The former guarantee a retirement income, whereas the latter force employees to take on stock market investment risks to build up their own pot to live on.
In the public services, both employer and staff contributions are higher, but retirees get a guaranteed pension for life linked to the salary they earned during their working lives.
For example, the Teachers Pension Scheme sees workers pay in between 7.4 per cent and 11.7 per cent, depending on earnings, while employers contribute a sum worth 28.68 per cent of salary.
In return, teachers accrue 1/57th of pensionable earnings for that year including any overtime. The scheme means after 40 years a teacher could have a guaranteed annual pension income worth 40/57ths (or 70 per cent) of their ‘career average’ earnings.
If you work in the private sector, defined contribution pensions dominate. They take contributions from both employer and employee and invest them to provide a pot of money at retirement.

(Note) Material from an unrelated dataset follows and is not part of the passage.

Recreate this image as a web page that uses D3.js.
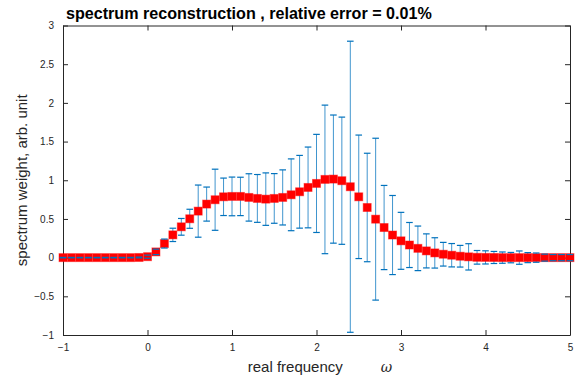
<!DOCTYPE html>
<html><head><meta charset="utf-8">
<script src="https://cdn.jsdelivr.net/npm/d3@7/dist/d3.min.js"></script>
<style>body{margin:0;background:#fff}svg{display:block}</style>
</head><body>
<svg id="c" width="584" height="381"></svg>
<script>
const xValues = [-1.0,-0.9,-0.8,-0.7,-0.6,-0.5,-0.4,-0.3,-0.2,-0.1,0.0,0.1,0.2,0.3,0.4,0.5,0.6,0.7,0.8,0.9,1.0,1.1,1.2,1.3,1.4,1.5,1.6,1.7,1.8,1.9,2.0,2.1,2.2,2.3,2.4,2.5,2.6,2.7,2.8,2.9,3.0,3.1,3.2,3.3,3.4,3.5,3.6,3.7,3.8,3.9,4.0,4.1,4.2,4.3,4.4,4.5,4.6,4.7,4.8,4.9,5.0];
const weights = [0,0,0,0,0,0,0,0,0,0.002,0.012,0.074,0.182,0.294,0.398,0.502,0.601,0.692,0.748,0.786,0.791,0.791,0.778,0.765,0.756,0.765,0.778,0.812,0.851,0.907,0.959,1.011,1.015,0.994,0.916,0.786,0.648,0.497,0.389,0.292,0.217,0.163,0.120,0.087,0.061,0.044,0.031,0.018,0.010,0.004,0.003,0.002,0,0,0,0,0,0,0,0,0];
const errors = [0.003,0.003,0.003,0.003,0.003,0.003,0.003,0.003,0.003,0.005,0.02,0.035,0.058,0.086,0.108,0.123,0.337,0.220,0.395,0.242,0.250,0.248,0.306,0.309,0.339,0.321,0.356,0.464,0.470,0.522,0.634,0.960,0.828,0.822,1.881,0.798,0.701,1.046,0.544,0.511,0.368,0.291,0.288,0.220,0.196,0.153,0.151,0.140,0.170,0.088,0.085,0.078,0.073,0.067,0.086,0.065,0.060,0.045,0.040,0.040,0.040];
const xTicks = [-1,0,1,2,3,4,5];
const yTicks = [-1,-0.5,0,0.5,1,1.5,2,2.5,3];
const titleText = "spectrum reconstruction , relative error = 0.01%";
const xLabel = "real frequency";
const xLabelSym = "ω";
const yLabel = "spectrum weight, arb. unit";

const svg = d3.select("#c");
const L = 63, R = 570, T = 25.5, B = 335;
const x = d3.scaleLinear().domain([-1,5]).range([L,R]);
const y = d3.scaleLinear().domain([-1,3]).range([B,T]);
const axisColor = "#262626";
const font = "'Liberation Sans', Arial, Helvetica, sans-serif";

// axes with inward ticks
const gx = svg.append("g").attr("transform",`translate(0,${B})`)
  .call(d3.axisBottom(x).tickValues(xTicks).tickSizeInner(-5).tickSizeOuter(0).tickPadding(9).tickFormat(d3.format("")));
const gxt = svg.append("g").attr("transform",`translate(0,${T})`)
  .call(d3.axisTop(x).tickValues(xTicks).tickSizeInner(-5).tickSizeOuter(0).tickFormat(""));
const gy = svg.append("g").attr("transform",`translate(${L},0)`)
  .call(d3.axisLeft(y).tickValues(yTicks).tickSizeInner(-5).tickSizeOuter(0).tickPadding(9).tickFormat(d3.format("")));
const gyr = svg.append("g").attr("transform",`translate(${R},0)`)
  .call(d3.axisRight(y).tickValues(yTicks).tickSizeInner(-5).tickSizeOuter(0).tickFormat(""));
[gx,gxt,gy,gyr].forEach(g=>{
  g.selectAll("path.domain").attr("stroke",axisColor).attr("stroke-width",1);
  g.selectAll(".tick line").attr("stroke",axisColor);
  g.selectAll("text").attr("fill",axisColor).style("font-family",font).style("font-size","10px");
});
gx.selectAll("text").attr("dy","0.71em");

// error bars (vertical)
const barColor = "#0072bd";
const data = xValues.map((v,i)=>({x:v,y:weights[i],e:errors[i]}));
svg.append("g").selectAll("line").data(data).join("line")
  .attr("x1",d=>x(d.x)).attr("x2",d=>x(d.x))
  .attr("y1",d=>y(d.y+d.e)).attr("y2",d=>y(d.y-d.e))
  .attr("stroke",barColor).attr("stroke-width",1).attr("stroke-opacity",0.75);

// markers
const ms = 8;
svg.append("g").selectAll("rect").data(data).join("rect")
  .attr("x",d=>x(d.x)-ms/2).attr("y",d=>y(d.y)-ms/2)
  .attr("width",ms).attr("height",ms)
  .attr("fill","#ff0000").attr("stroke","rgba(255,0,0,0.45)").attr("stroke-width",1);

// caps
const cw = 3.3;
const caps = svg.append("g");
data.forEach(d=>{
  [d.y+d.e, d.y-d.e].forEach(v=>{
    caps.append("line").attr("x1",x(d.x)-cw).attr("x2",x(d.x)+cw)
      .attr("y1",y(v)).attr("y2",y(v))
      .attr("stroke",barColor).attr("stroke-width",1.2);
  });
});

// title
const t = svg.append("text").attr("x",66).attr("y",18.5)
  .style("font-family",font).style("font-weight","bold").style("font-size","15px")
  .attr("fill","#000").text(titleText);
const tw = t.node().getComputedTextLength();
t.style("font-size",(15*366/tw)+"px");

// x label
const xl = svg.append("text").attr("x",320).attr("y",372).attr("text-anchor","middle")
  .style("font-family",font).style("font-size","15px").attr("fill",axisColor);
xl.append("tspan").text(xLabel);
xl.append("tspan").attr("dx",38).style("font-style","italic").style("font-family","'DejaVu Serif', serif").style("font-size","14px").text(xLabelSym);

// y label
svg.append("text").attr("transform",`translate(27,${(T+B)/2}) rotate(-90)`)
  .attr("text-anchor","middle")
  .style("font-family",font).style("font-size","15px").attr("fill",axisColor)
  .text(yLabel);
</script>
</body></html>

They are stingier and savers bear the investment risk, rather than employers, while they build up a pot that they must eventually turn into retirement income themselves.
Minimum contributions are set by auto-enrolment, at 5 per cent from the employee and 3 per cent from the employer, but many employers are more generous because they want to encourage recruitment and retain existing staff.
For example, many offer a deal where they match higher pension contributions by their staff, often up to 6 per cent of salary.
It is these more benevolent employers that are most likely to cut back on staff benefits and pension contributions that they shell out voluntarily.
Many private sector employers also run salary sacrifice schemes, which cut their own and their staff’s NI bill by diverting earnings into pensions instead.
If employers can no longer make NI savings, they might ditch such deals for staff.